Ingrid L. Nelson, assistant professor, Department of Geography and the Environmental Program, faculty affiliate, Gender, Sexuality and Women’s Studies Program, University of Vermont

Sustainability professionals on university campuses in the United States are increasingly using computerized systems to track facilities repairs, energy consumption and other data that largely did not exist a decade ago. Sustainability professionals, facilities managers, students and administrators are beginning to turn to the private analytics sector and other resources for strategic management of this growing amount of data. In this regard, institutions of higher education share an important trend with institutions of international development in that they increasingly rely upon professional analysts.
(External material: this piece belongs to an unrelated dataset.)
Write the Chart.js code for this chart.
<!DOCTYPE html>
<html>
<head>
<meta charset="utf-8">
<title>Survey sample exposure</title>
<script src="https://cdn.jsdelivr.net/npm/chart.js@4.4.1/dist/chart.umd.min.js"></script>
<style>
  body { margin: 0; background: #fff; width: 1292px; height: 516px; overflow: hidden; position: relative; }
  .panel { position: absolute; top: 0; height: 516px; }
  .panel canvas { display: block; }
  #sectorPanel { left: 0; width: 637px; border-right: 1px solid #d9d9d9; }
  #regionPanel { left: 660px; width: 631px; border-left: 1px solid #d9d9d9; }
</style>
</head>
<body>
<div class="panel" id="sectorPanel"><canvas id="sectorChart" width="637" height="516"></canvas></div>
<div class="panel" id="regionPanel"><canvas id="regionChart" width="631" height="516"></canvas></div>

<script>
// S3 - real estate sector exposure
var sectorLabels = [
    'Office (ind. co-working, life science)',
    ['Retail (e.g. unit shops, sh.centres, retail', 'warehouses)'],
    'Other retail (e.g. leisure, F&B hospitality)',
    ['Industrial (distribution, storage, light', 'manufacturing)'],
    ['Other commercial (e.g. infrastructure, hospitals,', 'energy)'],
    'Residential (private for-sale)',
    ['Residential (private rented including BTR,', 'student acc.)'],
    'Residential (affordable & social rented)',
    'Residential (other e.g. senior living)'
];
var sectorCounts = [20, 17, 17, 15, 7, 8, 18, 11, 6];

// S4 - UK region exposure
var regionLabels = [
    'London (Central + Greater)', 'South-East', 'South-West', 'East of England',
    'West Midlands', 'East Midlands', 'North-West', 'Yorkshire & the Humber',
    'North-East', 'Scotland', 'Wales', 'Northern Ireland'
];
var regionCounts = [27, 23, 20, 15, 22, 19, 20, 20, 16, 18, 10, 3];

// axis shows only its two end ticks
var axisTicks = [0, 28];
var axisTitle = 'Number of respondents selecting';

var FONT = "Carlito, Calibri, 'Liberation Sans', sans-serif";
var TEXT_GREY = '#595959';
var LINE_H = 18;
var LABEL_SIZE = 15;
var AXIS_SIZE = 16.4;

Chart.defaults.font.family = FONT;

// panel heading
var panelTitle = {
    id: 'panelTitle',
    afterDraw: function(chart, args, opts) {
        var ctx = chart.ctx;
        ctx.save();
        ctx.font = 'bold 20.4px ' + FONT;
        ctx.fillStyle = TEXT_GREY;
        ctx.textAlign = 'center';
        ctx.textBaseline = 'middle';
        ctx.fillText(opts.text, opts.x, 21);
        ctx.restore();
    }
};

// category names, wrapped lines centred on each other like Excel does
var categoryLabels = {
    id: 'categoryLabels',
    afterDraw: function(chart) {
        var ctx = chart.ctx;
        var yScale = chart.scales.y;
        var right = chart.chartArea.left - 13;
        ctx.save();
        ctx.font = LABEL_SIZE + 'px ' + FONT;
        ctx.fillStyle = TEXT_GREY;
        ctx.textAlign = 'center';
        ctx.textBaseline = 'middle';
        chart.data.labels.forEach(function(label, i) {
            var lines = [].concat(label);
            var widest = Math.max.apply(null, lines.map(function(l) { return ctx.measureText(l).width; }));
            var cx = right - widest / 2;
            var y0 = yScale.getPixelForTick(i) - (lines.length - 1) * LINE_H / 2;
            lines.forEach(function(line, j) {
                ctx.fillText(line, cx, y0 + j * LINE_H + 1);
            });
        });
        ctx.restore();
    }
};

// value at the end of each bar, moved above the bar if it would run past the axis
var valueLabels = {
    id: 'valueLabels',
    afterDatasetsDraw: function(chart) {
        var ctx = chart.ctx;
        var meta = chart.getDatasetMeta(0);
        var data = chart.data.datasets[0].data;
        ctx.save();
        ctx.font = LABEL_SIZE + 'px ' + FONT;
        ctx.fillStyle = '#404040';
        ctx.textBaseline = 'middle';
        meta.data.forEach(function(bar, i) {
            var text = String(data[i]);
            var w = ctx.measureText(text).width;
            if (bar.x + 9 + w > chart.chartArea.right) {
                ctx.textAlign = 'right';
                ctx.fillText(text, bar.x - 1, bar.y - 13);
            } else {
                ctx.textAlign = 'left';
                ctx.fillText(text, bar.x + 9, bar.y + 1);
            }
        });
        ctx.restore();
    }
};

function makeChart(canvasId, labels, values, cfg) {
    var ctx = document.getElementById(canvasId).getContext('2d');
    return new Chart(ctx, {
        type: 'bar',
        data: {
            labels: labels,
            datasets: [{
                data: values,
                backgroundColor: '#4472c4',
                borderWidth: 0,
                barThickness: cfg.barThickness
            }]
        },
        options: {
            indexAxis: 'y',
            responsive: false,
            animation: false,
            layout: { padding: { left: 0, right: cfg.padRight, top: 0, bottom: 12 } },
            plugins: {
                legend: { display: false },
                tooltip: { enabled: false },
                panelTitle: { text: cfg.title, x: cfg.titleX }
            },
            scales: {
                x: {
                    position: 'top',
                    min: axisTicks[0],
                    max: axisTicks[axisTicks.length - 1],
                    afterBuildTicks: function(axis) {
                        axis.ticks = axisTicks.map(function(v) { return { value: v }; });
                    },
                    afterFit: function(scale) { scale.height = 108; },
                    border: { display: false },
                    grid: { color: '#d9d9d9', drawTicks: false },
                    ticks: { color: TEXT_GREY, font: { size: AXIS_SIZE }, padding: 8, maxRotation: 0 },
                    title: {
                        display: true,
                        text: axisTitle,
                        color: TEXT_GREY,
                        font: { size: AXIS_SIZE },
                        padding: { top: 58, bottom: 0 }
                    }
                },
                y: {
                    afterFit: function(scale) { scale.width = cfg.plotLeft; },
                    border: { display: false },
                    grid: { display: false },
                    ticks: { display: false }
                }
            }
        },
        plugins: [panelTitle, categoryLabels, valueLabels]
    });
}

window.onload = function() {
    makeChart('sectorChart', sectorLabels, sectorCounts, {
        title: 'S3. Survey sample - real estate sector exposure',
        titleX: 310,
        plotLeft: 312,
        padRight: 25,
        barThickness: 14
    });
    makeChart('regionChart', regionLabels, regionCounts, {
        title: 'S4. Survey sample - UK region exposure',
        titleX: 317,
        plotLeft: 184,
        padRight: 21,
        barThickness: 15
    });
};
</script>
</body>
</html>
Technology assessment and financial analytics are part of a pervasive and growing audit culture that yields frequent cycles of version upgrades, ratings and rankings. Recent literature critiquing audit culture argues for caution, as governing through numbers can move decisions affecting particular places and people from political spheres of governance to a technical realm of algorithms, experts and administrators. But what do energy analysts and other experts do and why should different feminists care? I draw from my ongoing ethnographic study of energy analytics services marketed to institutions of higher education in a broader context of their campus sustainability efforts. In examining networks of sub-metering devices, popular equations signifying measures of energy usage and efficiency, online interactive energy dashboard platforms and professional meetings at sustainability conferences, I identify practices and discourses that demand collective critical feminist inquiry. I also argue that doing feminist work continues to require close attention to the politics of the production of knowledge and claims to expertise in the energy transition. Energy analytics is a critical site of emerging claims to expertise and to power. Feminist scholars have an opportunity to work together to identify those practices and discourses within energy analytics that open up spaces for a diverse and intersectional feminist energy politics.